Dragon Stones a Children’s Book review

It’s not often that I sit down and write a book review. As a working mom of two small children I have a busy schedule and not nearly enough time for, well, everything. Since I became a mother a few years ago, most of my “free time” is plunging into the depths of the children’s book market, especially board books, but honestly, any book that will hold their attention for several minutes. We scour the library shelves, the quarter sales, and buy books new and old, so when a new children’s bookstore called Young Bookworms opened in our town sporting all books by self-published authors, we were there.

It was quite a remarkable store, mostly because all the books were new and different from the books we usually find in the children’s section of other stores. My daughter was absolutely enchanted and immediately drawn to a very new release called “Dragon Stones” by Carolyn Watson Dubisch.

So we huddled up in a corner and I read this enchanting little story that not only engaged my daughter and my groggy one year old, but really entertained me as well. I don’t say that lightly as most children’s books these days are not simple fantasy stories written just for fun. Most are tasked with a hidden (or not so hidden) moralistic message that they gently bash you on the head with. Don’t be a bully. Share your toys. Keep track of your money. Learn about the oceans, and it goes on. Of course these books have a place, and many of them have a place on our own children’s book shelf, but I am always looking for that story that was told for fun. To stir a sense of wonder and magic about the world that every child has.

The story opens with Ron and Lizzy visiting their aunt with their parents. They are bored, bored, bored. Ron expresses his boredom with repeated kicks to the coffee table nearly toppling a tray of scones. A bit annoyed, his Aunt Edwina, sends them outside to play, when they venture into the woods next to her charming little cottage (the illustrations are quite wonderful!).

It doesn’t take them long to find the lake, covered in a thick white fog. Ron is clearly the antsy one and hops down to the water’s edge and begins to skip stones. Lizzy, excited to participate, jumps down as well, when she’s struck in the leg by a stone. Puzzled and annoyed, she yells at Ron for throwing rocks at her. It doesn’t take them long to realize the rocks are skipping back at them from across the lake(this mystery really held my daughter’s attention). When the children realized the rocks were not just coming back but hot to the touch and marked with a glowing red symbol, they decided to embark on a mission around the lake to find out what was going on!

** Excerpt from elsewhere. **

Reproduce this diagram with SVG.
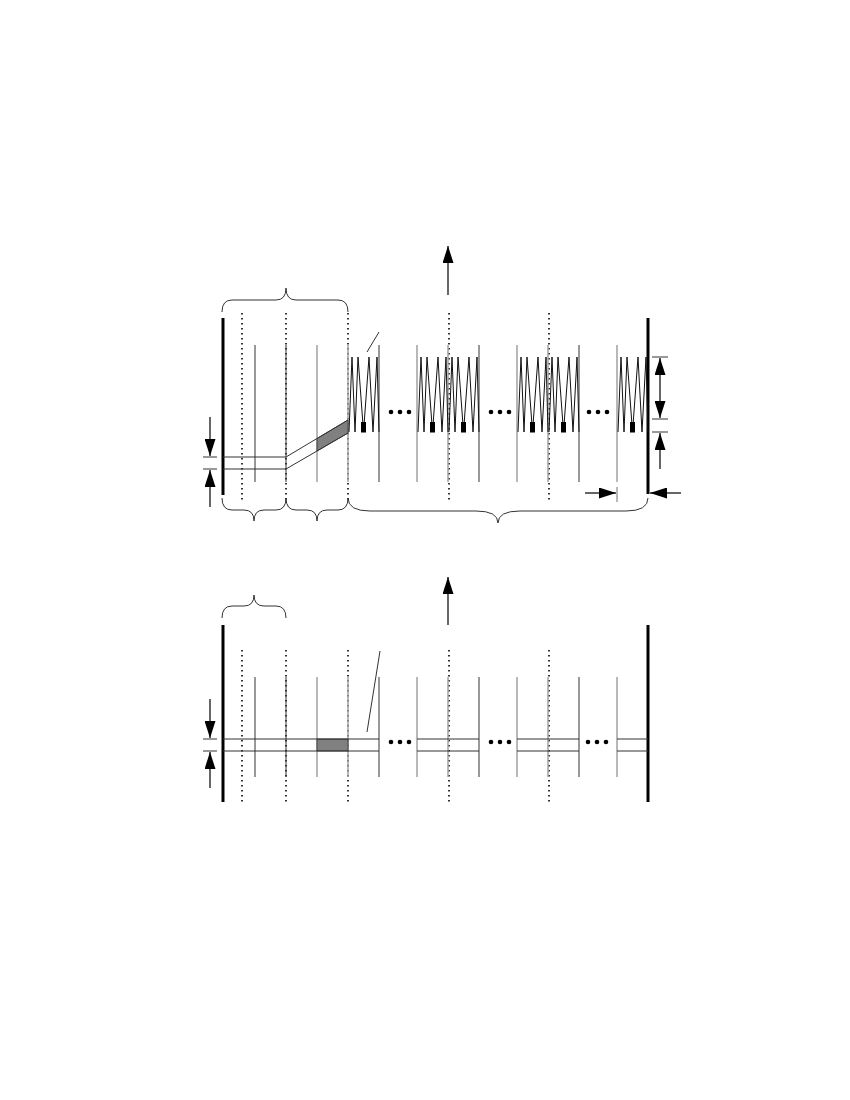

It doesn’t take them long to realize the fog is really a thick white smoke and they are overwhelmed with coughs. Emerging from the smoke we lay eyes on the Dragon from the title. He’s big and green, with a charming underbite. My kids LOVE the dragon. He’s cranky and threatening and has the same glowing mark on his back.

The big reveal is Aunt Edwina bursting onto the scene to rescue the children. She had put the mark on the dragon to hold him there and she just happens to be a very powerful witch. Happy to be leaving the dragon’s lair, the children venture back to Aunt Edwina’s home. It ends with hints of future adventures, which I absolutely hope to be the case. If you’re looking for some new books for your children’s bookshelf, Dragon Stones is a must have.